▶ **TASK DESCRIPTION**: Count the lines containing "this" in the entries underneath, and state that count without anything else.

▶ **INFORMATION PROVIDED**:
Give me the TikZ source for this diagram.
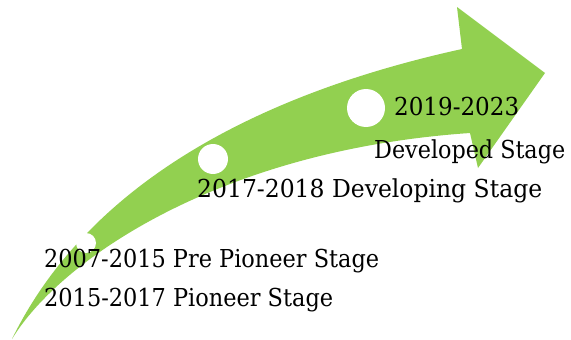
\documentclass[tikz,border=0pt]{standalone}
\usepackage{fontspec}
\usepackage{graphicx}
\setmainfont{DejaVu Serif}
\definecolor{arrowgreen}{HTML}{92D050}
\newcommand{\fitw}[2]{\resizebox{#1}{\height}{#2}}
\begin{document}
\begin{tikzpicture}[x=1pt,y=-1pt,
  dot/.style={circle,fill=white,draw=none,inner sep=0pt},
  lbl/.style={anchor=base west,inner sep=0pt,font=\fontsize{24.7}{29}\selectfont}]
\useasboundingbox (0,0) rectangle (571,340);
% arrow body
\fill[arrowgreen] (12,339) .. controls (80,200) and (230,100) .. (462,49)
  -- (457,7) -- (545,73) -- (478,168) -- (470,133)
  .. controls (220,150) and (60,260) .. (12,339) -- cycle;
% circles
\node[dot,minimum size=20pt] (c1) at (86,243) {};
\node[dot,minimum size=30pt] (c2) at (213,159) {};
\node[dot,minimum size=38pt] (c3) at (366,108) {};
% labels
\node[lbl] (t1) at (44,267) {\fitw{335pt}{2007-2015 Pre Pioneer Stage}};
\node[lbl] (t2) at (44,306) {\fitw{289pt}{2015-2017 Pioneer Stage}};
\node[lbl] (t3) at (197,197) {\fitw{345pt}{2017-2018 Developing Stage}};
\node[lbl] (t4) at (394,115) {\fitw{125pt}{2019-2023}};
\node[lbl] (t5) at (374,158) {\fitw{191pt}{Developed Stage}};
\end{tikzpicture}
\end{document}
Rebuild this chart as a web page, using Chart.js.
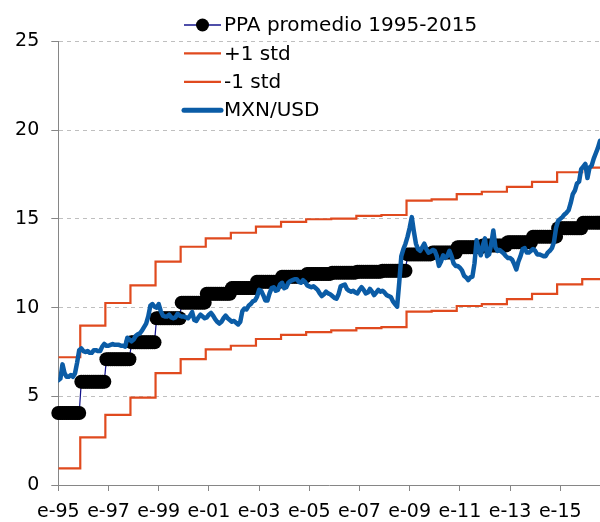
<!DOCTYPE html>
<html>
<head>
<meta charset="utf-8">
<script src="https://cdn.jsdelivr.net/npm/chart.js@4.4.1/dist/chart.umd.min.js"></script>
<style>
  html, body { margin: 0; padding: 0; background: #fff; }
  #wrap { width: 600px; height: 522px; position: relative; }
</style>
</head>
<body>
<div id="wrap"><canvas id="fxChart"></canvas></div>
<script>
// x axis: months counted from enero 1995, a label every 24 months
const xTickLabels = ['e-95','e-97','e-99','e-01','e-03','e-05','e-07','e-09','e-11','e-13','e-15'];

// yearly periods of the PPA estimate (each level runs from ~nov of the previous year)
const ppaYears = [1995,1996,1997,1998,1999,2000,2001,2002,2003,2004,2005,
                  2006,2007,2008,2009,2010,2011,2012,2013,2014,2015,2016];
const ppaLevels = [4.06,5.82,7.09,8.04,9.4,10.28,10.78,11.1,11.46,11.74,11.9,
                   11.97,12.02,12.08,13.0,13.1,13.4,13.5,13.68,14.0,14.47,14.79];
const stdUpper = [7.2,8.98,10.26,11.25,12.59,13.43,13.9,14.22,14.56,14.83,14.98,
                  15.01,15.17,15.22,16.03,16.1,16.4,16.53,16.8,17.09,17.63,17.89];
const stdLower = [0.94,2.69,3.95,4.92,6.31,7.09,7.65,7.85,8.23,8.46,8.62,
                  8.72,8.84,8.9,9.77,9.82,10.09,10.2,10.48,10.77,11.31,11.61];

// monthly MXN/USD, ene-1995 .. ago-2016
const mxnUsd = [
  5.9,6.0,6.8,6.3,6.1,6.1,6.2,6.1,6.3,6.9,7.6,7.7,
  7.55,7.5,7.55,7.45,7.45,7.6,7.6,7.55,7.55,7.8,7.95,7.85,
  7.85,7.9,7.95,7.9,7.9,7.9,7.85,7.85,7.8,8.3,8.2,8.1,
  8.2,8.4,8.5,8.55,8.7,8.9,9.1,9.5,10.1,10.2,10.05,10.0,
  10.2,9.8,9.55,9.5,9.5,9.6,9.45,9.4,9.45,9.65,9.55,9.5,
  9.5,9.45,9.4,9.55,9.75,9.3,9.25,9.45,9.6,9.5,9.4,9.45,
  9.6,9.7,9.55,9.35,9.2,9.1,9.2,9.4,9.55,9.4,9.3,9.2,
  9.25,9.15,9.05,9.2,9.8,9.95,9.9,10.1,10.2,10.35,10.4,10.6,
  11.0,10.95,10.7,10.4,10.4,10.8,11.1,11.15,10.95,11.0,11.3,11.4,
  11.1,11.15,11.4,11.5,11.55,11.6,11.6,11.45,11.4,11.55,11.45,11.25,
  11.2,11.15,11.2,11.1,11.0,10.8,10.65,10.75,10.9,10.8,10.75,10.65,
  10.55,10.5,10.75,11.2,11.25,11.3,11.05,10.95,10.9,10.95,10.85,10.8,
  11.0,11.15,11.0,10.8,10.85,11.05,10.9,10.7,10.85,11.0,10.9,10.95,
  10.85,10.7,10.65,10.6,10.35,10.2,10.05,11.4,12.9,13.3,13.6,14.0,
  14.5,15.1,14.3,13.6,13.3,13.2,13.4,13.6,13.3,13.1,13.15,13.25,
  13.2,12.9,12.35,12.6,12.95,12.8,12.9,13.2,12.9,12.5,12.35,12.35,
  12.25,12.1,11.8,11.7,11.55,11.7,11.75,12.5,13.8,13.3,12.95,13.5,
  13.9,12.9,13.0,13.6,14.35,13.4,13.2,13.25,13.15,13.05,12.9,12.8,
  12.8,12.7,12.45,12.15,12.6,12.9,13.3,13.35,13.1,13.1,13.2,13.3,
  13.2,13.0,13.0,12.95,12.9,12.9,13.1,13.2,13.35,13.7,14.5,14.9,
  15.0,15.1,15.25,15.35,15.5,15.9,16.4,16.6,17.0,17.1,17.8,17.95,
  18.1,17.3,17.9,18.0,18.4,18.7,19.0,19.4
];

const X_MAX = mxnUsd.length - 1;
const FONT = '"DejaVu Sans", sans-serif';

const levelStart = yr => Math.max(0, (yr - 1995) * 12 - 1.5);
const periodOf = m => m < 10.5 ? 0 : Math.floor((m - 10.5) / 12) + 1;

const stepPoints = levels => {
  const pts = levels.map((v, i) => ({x: levelStart(ppaYears[i]), y: v}));
  pts.push({x: X_MAX, y: levels[levels.length - 1]});
  return pts;
};

const monthIdx = mxnUsd.map((_, i) => i);

// hand drawn legend, sitting inside the plot like the excel one
const legendRows = {
  id: 'legendRows',
  afterDraw(chart) {
    const ctx = chart.ctx;
    ctx.save();
    chart.data.datasets.forEach((ds, i) => {
      const y = 25 + i * 28.4;
      ctx.strokeStyle = ds.borderColor;
      ctx.lineWidth = ds.legendWidth;
      ctx.lineCap = ds.legendWidth > 3 ? 'round' : 'butt';
      ctx.beginPath();
      ctx.moveTo(184, y);
      ctx.lineTo(221, y);
      ctx.stroke();
      if (ds.pointRadius) {
        ctx.fillStyle = ds.pointBackgroundColor;
        ctx.beginPath();
        ctx.arc(202.5, y, 6.5, 0, Math.PI * 2);
        ctx.fill();
      }
      ctx.fillStyle = '#000';
      ctx.font = '20px ' + FONT;
      ctx.textBaseline = 'middle';
      ctx.fillText(ds.label, 224, y + 1);
    });
    ctx.restore();
  }
};

const ctx = document.getElementById('fxChart');

new Chart(ctx, {
  type: 'line',
  data: {
    datasets: [{
      label: 'PPA promedio 1995-2015',
      data: monthIdx.map(m => ({x: m, y: ppaLevels[periodOf(m)]})),
      borderColor: '#14148c',
      borderWidth: 1.25,
      legendWidth: 1.5,
      pointRadius: 7,
      pointBackgroundColor: '#000',
      pointBorderColor: '#000',
      pointBorderWidth: 0,
      clip: {left: 8, top: 8, right: 0, bottom: 8},
      order: 3
    }, {
      label: '+1 std',
      data: stepPoints(stdUpper),
      stepped: true,
      borderColor: '#e04a1e',
      borderWidth: 2.2,
      legendWidth: 2.2,
      pointRadius: 0,
      order: 1
    }, {
      label: '-1 std',
      data: stepPoints(stdLower),
      stepped: true,
      borderColor: '#e04a1e',
      borderWidth: 2.2,
      legendWidth: 2.2,
      pointRadius: 0,
      order: 2
    }, {
      label: 'MXN/USD',
      data: monthIdx.map(m => ({x: m, y: mxnUsd[m]})),
      borderColor: '#0b5ca6',
      borderWidth: 4.5,
      legendWidth: 5,
      borderJoinStyle: 'round',
      borderCapStyle: 'round',
      pointRadius: 0,
      order: 0
    }]
  },
  options: {
    animation: false,
    responsive: true,
    maintainAspectRatio: false,
    devicePixelRatio: 1,
    layout: {autoPadding: false, padding: {top: 41.5, right: 0, left: 0, bottom: 0}},
    plugins: {
      legend: {display: false},
      tooltip: {enabled: false}
    },
    scales: {
      x: {
        type: 'linear',
        min: 0,
        max: X_MAX,
        afterBuildTicks: s => { s.ticks = xTickLabels.map((_, i) => ({value: i * 24})); },
        afterFit: s => { s.height = 37; s.paddingRight = 0; s.paddingLeft = 0; },
        ticks: {
          autoSkip: false,
          maxRotation: 0,
          padding: 10,
          color: '#000',
          font: {family: FONT, size: 19},
          callback: (v, i) => xTickLabels[i]
        },
        grid: {drawOnChartArea: false, tickLength: 6, color: '#868686', tickColor: '#868686'},
        border: {color: '#868686', width: 1}
      },
      y: {
        min: 0,
        max: 25,
        afterFit: s => { s.width = 58.3; },
        ticks: {
          stepSize: 5,
          padding: 12,
          color: '#000',
          font: {family: FONT, size: 19}
        },
        grid: {
          color: c => c.tick && c.tick.value === 0 ? 'rgba(0,0,0,0)' : '#bfbfbf',
          tickColor: '#868686',
          tickLength: 7,
          tickBorderDash: []
        },
        border: {color: '#868686', width: 1, dash: [4, 4]}
      }
    }
  },
  plugins: [legendRows]
});
</script>
</body>
</html>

▶ **FINAL ANSWER**: 2